Pick a time for the meeting — and stick to it
Then everyone can commit to that time. At Hopin, we now do our leadership team meeting midweek Wednesday, for an hour. Generally, if there are pre-reads and the purpose of the meeting is discussion or to make decisions, that enables us to work through one to two topics together. If it's something that’s more strategic, one topic may deserve more time — 1.5 hours or more. Having an hour blocked together weekly helps us feel closer — it’s a helpful rhythm and cadence to see the team together.
Keep your camera on
We don’t have a rule about this, but it’s helpful if people keep their cameras on for the meeting so we can gauge reactions and sentiments. We love using the chat and reactions to make comments about the topics, but also it helps build camaraderie and gives the team some energy (and drives engagement). If I want a free-flow conversation, I ask that the team unmute if they’re in a quiet enough place so that we aren't stilted by mute.
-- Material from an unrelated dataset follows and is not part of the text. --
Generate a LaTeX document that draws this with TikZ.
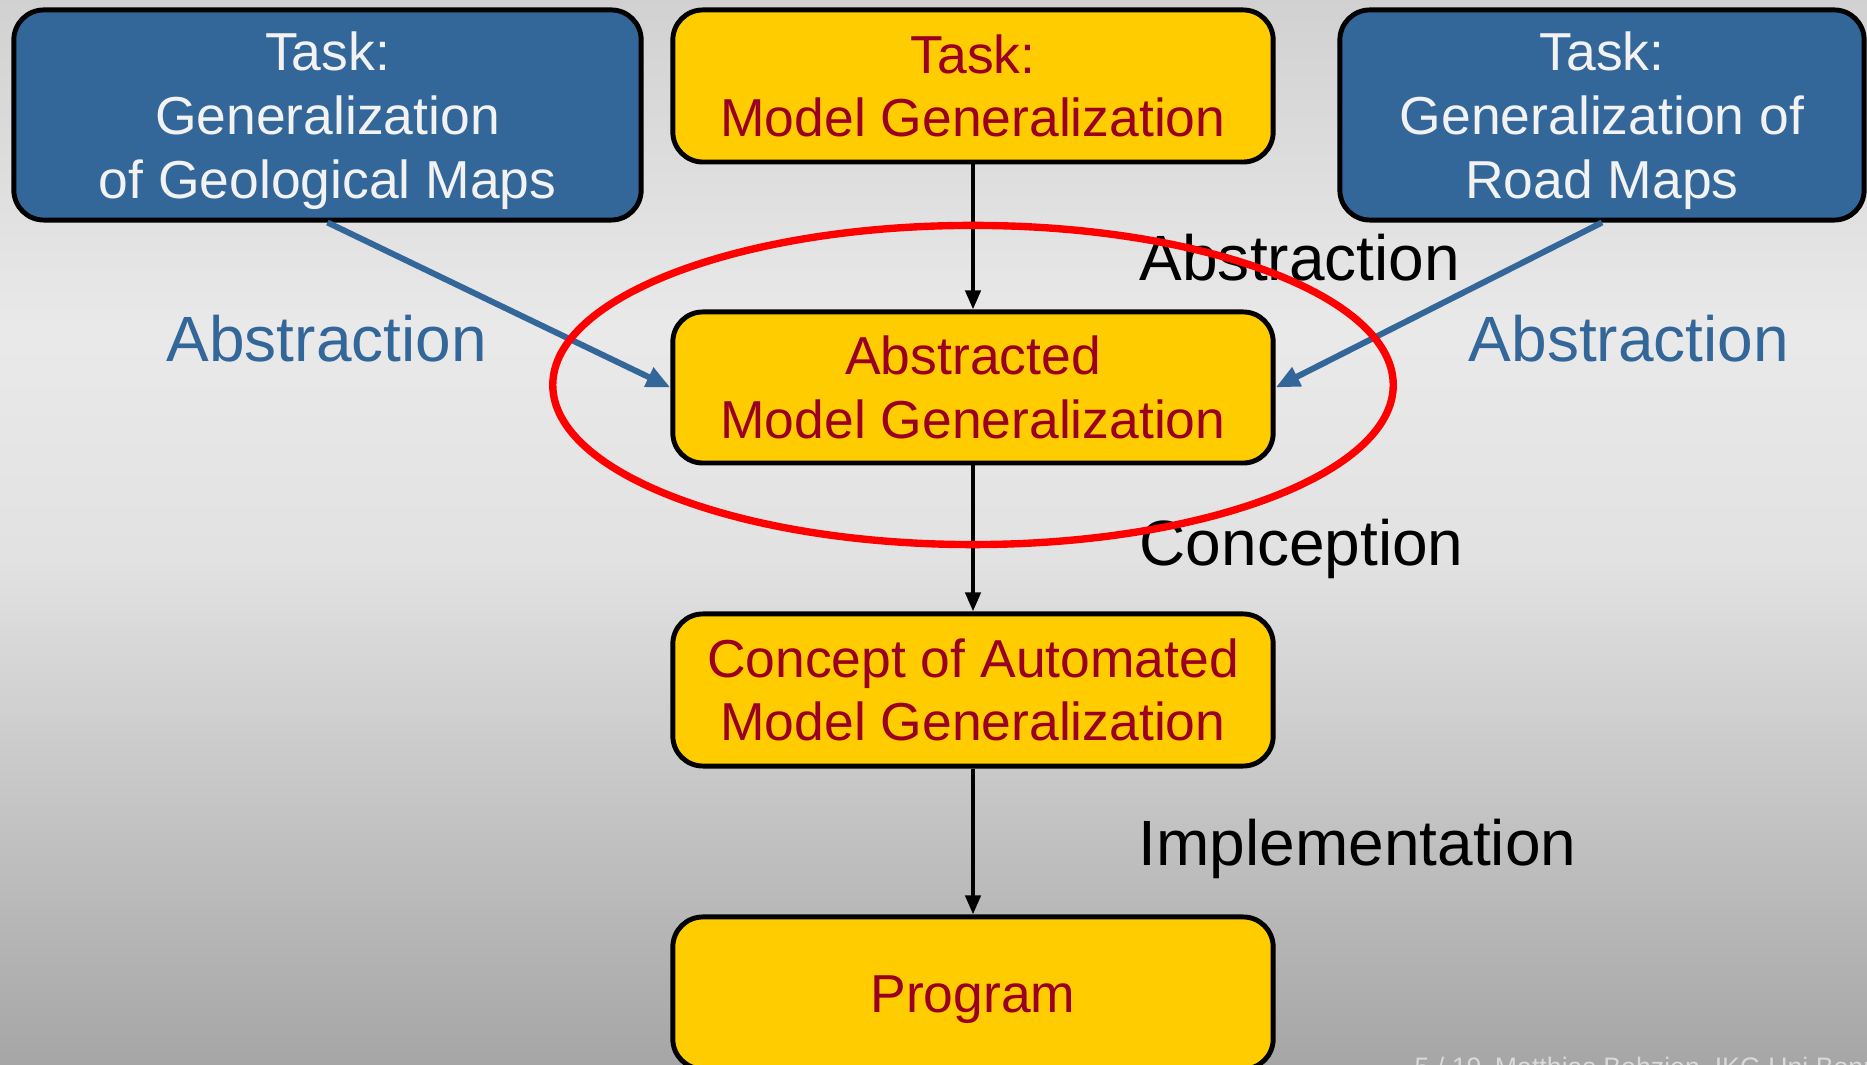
\documentclass[tikz,border=0pt]{standalone}
\usepackage{fontspec}
\setmainfont{Liberation Sans}
\usetikzlibrary{arrows.meta}

\definecolor{slideblue}{HTML}{336699}
\definecolor{boxyellow}{HTML}{FFCC00}
\definecolor{boxred}{HTML}{990022}
\definecolor{boxwhite}{HTML}{F2F2F2}
\definecolor{footgray}{HTML}{DADADA}

\newcommand{\boxfont}{\fontsize{15.2pt}{18.1pt}\selectfont}
\newcommand{\labelfont}{\fontsize{18.2pt}{22pt}\selectfont}
% a taller first line lowers the centred text block a little
\newcommand{\lowerstrut}{\rule{0pt}{14.3pt}}

\tikzset{
  stepbox/.style={draw=black, line width=1.4pt, rounded corners=0.3cm,
    minimum width=6cm, minimum height=1.51cm, align=center,
    inner sep=0pt, font=\boxfont},
  yellowbox/.style={stepbox, fill=boxyellow, text=boxred},
  bluebox/.style={stepbox, fill=slideblue, text=boxwhite, minimum height=2.1cm},
  flowarrow/.style={draw=black, line width=1.2pt,
    -{Triangle[length=0.19cm, width=0.15cm]}},
  abstractarrow/.style={draw=slideblue, line width=1.7pt,
    -{Triangle[length=0.24cm, width=0.2cm]}},
  steplabel/.style={anchor=base west, inner sep=0pt, font=\labelfont},
}

\begin{document}
\begin{tikzpicture}[x=0.01cm, y=-0.01cm]
  \useasboundingbox (0,0) rectangle (1867,1065);
  \clip (0,0) rectangle (1867,1065);

  % slide background: light band across the upper middle, darker towards the foot
  \shade[top color=black!18, bottom color=black!8.5] (0,0) rectangle (1867,331);
  \shade[top color=black!8.5, bottom color=black!11.5] (0,330) rectangle (1867,561);
  \shade[top color=black!11.5, bottom color=black!35] (0,560) rectangle (1867,1065);

  % task boxes
  \node[bluebox, minimum width=6.27cm] (geo) at (327.5,115)
    {\lowerstrut Task:\\Generalization\\of Geological Maps};
  \node[yellowbox, minimum height=1.52cm] (task) at (973,86)
    {Task:\\Model Generalization};
  \node[bluebox, minimum width=5.24cm] (road) at (1602,115)
    {\lowerstrut Task:\\Generalization of\\Road Maps};

  % chain from the abstracted task down to the program
  \node[yellowbox] (abs) at (973,387.5) {Abstracted\\Model Generalization};
  \node[yellowbox, minimum height=1.52cm] (concept) at (973,690)
    {Concept of Automated\\Model Generalization};
  \node[yellowbox, minimum height=1.52cm] (program) at (973,993)
    {\lowerstrut Program};

  % connectors
  \draw[flowarrow] (task) -- (abs);
  \draw[flowarrow] (abs) -- (concept);
  \draw[flowarrow] (concept) -- (program);
  \draw[abstractarrow] (geo.south) -- (abs.west);
  \draw[abstractarrow] (road.south) -- (abs.east);

  % step labels
  \node[steplabel] (labAbs) at (1139,281) {Abstraction};
  \node[steplabel] (labCon) at (1139,566) {Conception};
  \node[steplabel] (labImp) at (1138,866) {Implementation};
  \node[steplabel, text=slideblue] (labGeo) at (166,362) {Abstraction};
  \node[steplabel, text=slideblue] (labRoad) at (1468,362) {Abstraction};

  % highlight around the abstracted task
  \draw[red, line width=2.1pt] (973,385) ellipse [x radius=4.2cm, y radius=1.595cm];

  % slide footer
  \node[anchor=base west, inner sep=0pt, text=footgray,
        font=\fontsize{7.6pt}{9pt}\selectfont] (footer) at (1414,1077)
    {5 / 19\enspace Matthias Behzien, IKG Uni Bonn};
\end{tikzpicture}
\end{document}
If I want a free-flow conversation, I ask that the team unmute if they’re in a quiet enough place so that we aren't stilted
Share updates asynchronously
When I joined Hopin, team leaders were sharing updates in a Google doc and we'd meet weekly on a Monday. Then, once we had "an exec team" we evolved to sharing updates on a rotating basis in Slack every week. So we'd have the go-to-market lead share key updates, challenges, wins and where they need help from the team right at the start of a new month, then the following week would be our product/engineering/design updates, then G&A (legal, finance, tech ops/security) and then the people team. We're revamping this so we'll soon share these updates in Guru, where we have our knowledge base. If you don’t have much synchronous time [as a leadership team] you don’t want to spend it hearing people’s updates. You’d rather have the discussion.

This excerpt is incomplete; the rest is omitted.